A lack of a reporter's transcript, especially in family law fact-intensive cases, is fatal to an appeal. As the Second Appellate District reasoned, "[i]n many cases involving the substantial evidence or abuse of discretion standard of review, however, a reporter's transcript or an agreed or settled statement of the proceedings will be indispensable [sic]." So. California Gas Co. v. Flannery, 5 Cal. App. 5th 476, 483 (2016) (citation omitted). From personal experience, settled statements are inherently

inferior due to the difficulty in presenting arguments, listening to others talk, and preparing counter-arguments while trying to write down what was said. Thus, settled or agreed statements are not viable options, leaving reporter's transcripts as the sole practical means to preserve an appeal when two of the most prevalent standards of review are applied.
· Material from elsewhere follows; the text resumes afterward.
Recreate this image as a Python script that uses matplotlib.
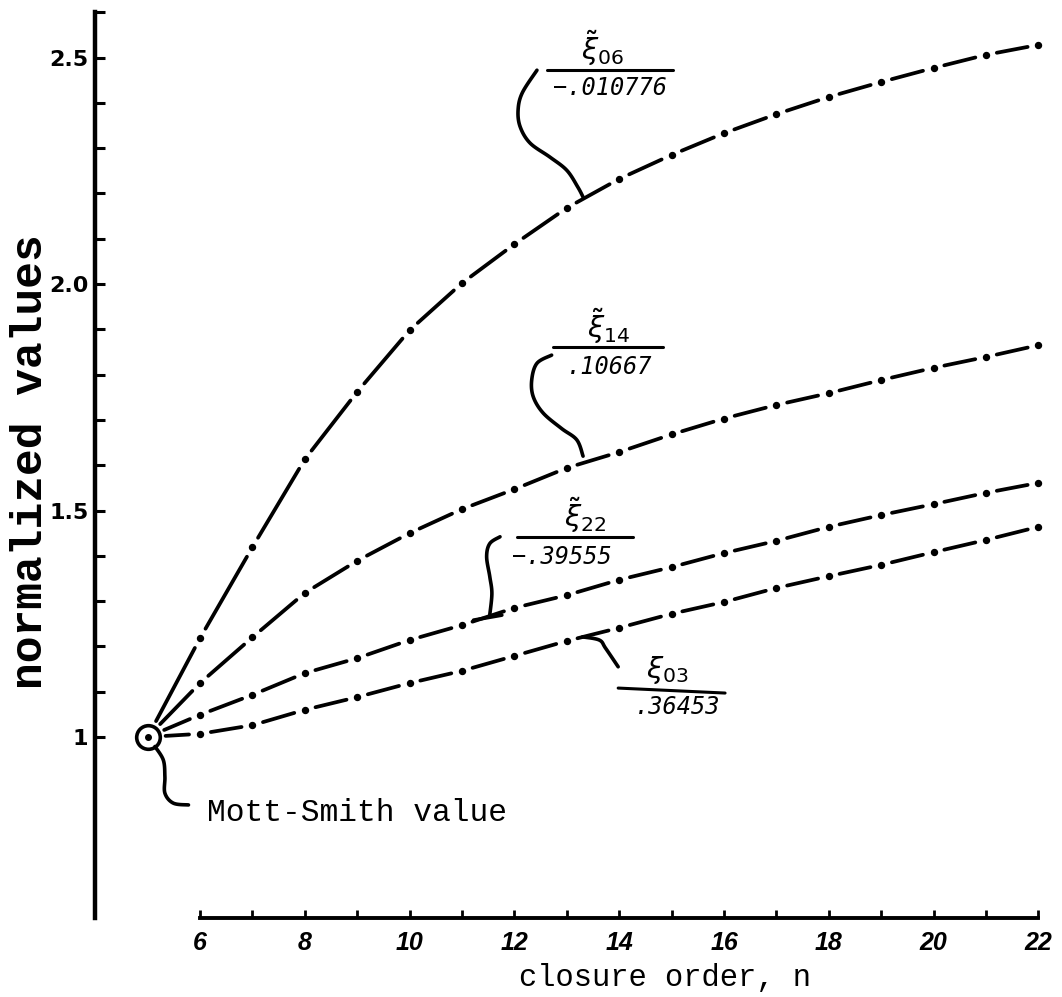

The Supreme Court of the United States noted that "[j]ustice, indeed, must satisfy the appearance of justice." Concrete Pipe & Products v. Constr. Laborers Pension Trust, 508 U.S. 602, 618 (1993) (quoting Marshall v. Jerrico, Inc., 446 U.S. 238, 243 (1980)), (citations and internal quotation marks omitted). That applies to the administration of justice. As shown by LA City Council's recent scandal, our government should be transparent with termination of back-room maneuvers. Instead of asking whether electronic recorders are a viable solution, the public should be asking: (1) Where's the $9 million and how has it been used? (2) Why is this drastic change occurring at the end of administrators' terms, thereby hamstringing their replacements? (3) Why is this drastic move being publicized at the cusp of its deployment? (4) Why have not less intrusive options been pursued in good faith?, and (5) Why will administrators not with sincerity meet with the court reporters' association to earnestly develop less intrusive solutions?

We as a people cannot live in the light of justice while being shrouded in darkness. Relocation of reporters should be the last solution ... and after the $9 million has been used properly.